Last winter, my legs were looking a little hairy. I had been wearing long pants for months in the cold Ohio weather. It was then that I began to realize that I don’t actually like shaving. While I don’t dislike the way a clean, smooth leg feels, I also don’t dislike having body hair, and I don’t find any pleasure in the process of removing it. I was scared though. I was worried about the reaction of my family and peers. So I continued to shave for another year.At the beginning of 2017, I shaved once. Then, I threw away my razor. I wondered why I’d continued to deal with nicks, cuts, and ingrown hair for so long when I didn’t mind my hair. After months of not shaving, I realized that I’d never even seen my legs and armpits with their full hair. When I had started shaving my armpits, I probably had three hairs. I’d been shaving them almost everyday since.

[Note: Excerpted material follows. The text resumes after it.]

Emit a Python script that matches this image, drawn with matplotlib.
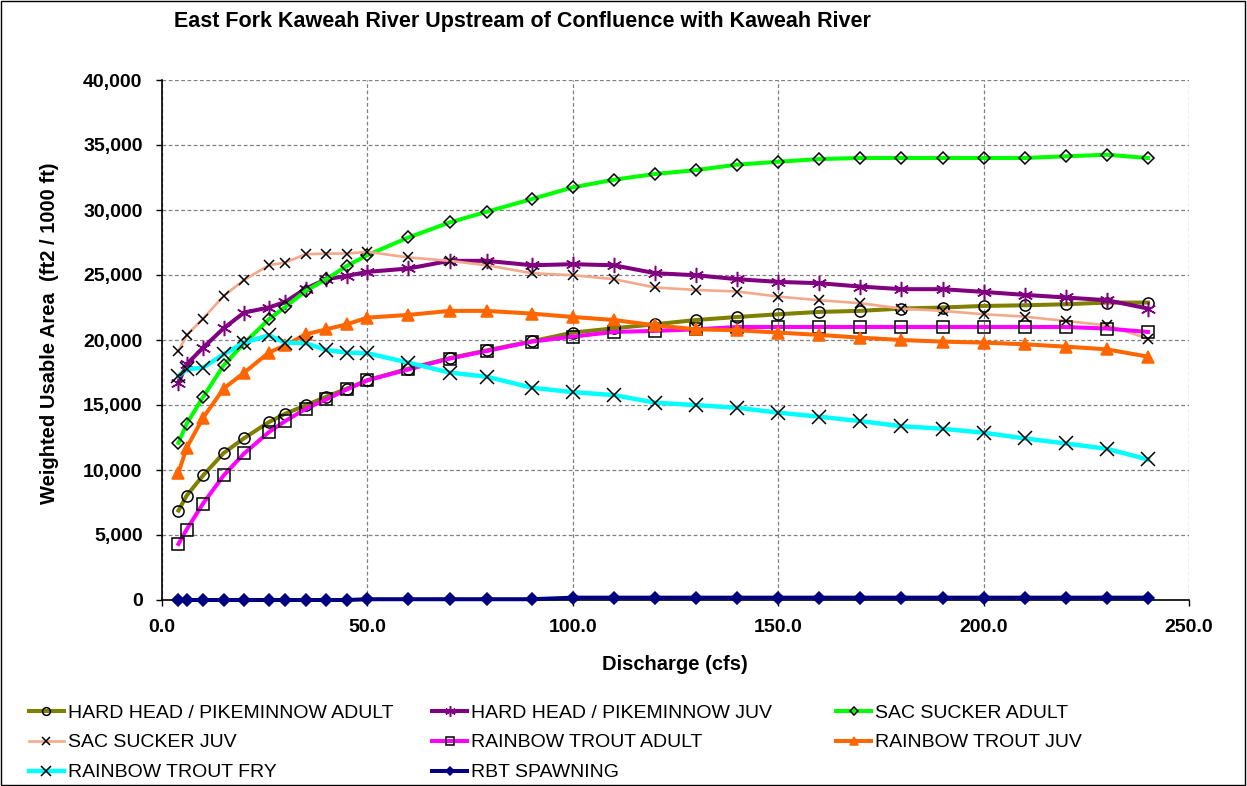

It doesn’t bother me if people shave. Yes, that is the societal and cultural expectation of female-identifying people in the United States, but it has no affect on me if others ascribe to this expectation or chose to defy it. Their decisions surrounding their body are theirs to make, just as my decision to not shave is my decision. It’s disheartening that so many comments in regards to body hair are brutally negative.

Lola Kirke, an actress I admire, recently wore a strapless dress to The Golden Globes. When people saw her body hair, she actually received death threats.  Why does someone’s personal decision in regards to their body affect others? Personally, I’ve been told that no one would date me if I have body hair, and that my hair made a close family member “physically sick.” The way that body hair is addressed in the media is bizarre in itself. I guess because we are so acclimated to smooth legs, we feel the need to bring attention to those to defy this norm.For hundreds of years, body hair has ranged in meaning across the world. (Check out this article from mic to learn more). Today, it’s yet another reminder of deeply skewed and wrong ideas that so many have about gender. Our bodies do not need to conform to anyone else’s ideas about what they should look like. Gender is not a binary. This idea is damaging to everyone. When I received comments that suggest my hair is “gross” to others, this is saying that my body, and the way I chose to present myself, is there only to please others. This is not true.

Not shaving, and choosing to wear clothing that doesn’t hide my body hair, does not change who I am. It does not make me less or more of a woman. Shaving doesn’t make you more or less of anything either. Maybe shaving is for you, or maybe it’s not, but it’s really empowering to reflect on why you do what you do. If you’re continuing to do something just to make others happy (and it’s not making you happy), then maybe it’s time to reconsider whatever that is. If anything, not shaving has given me a certain kind of confidence that I have personally found in not giving a shit about what other people think.(Also checkout this article featuring a fantastic poem about body hair)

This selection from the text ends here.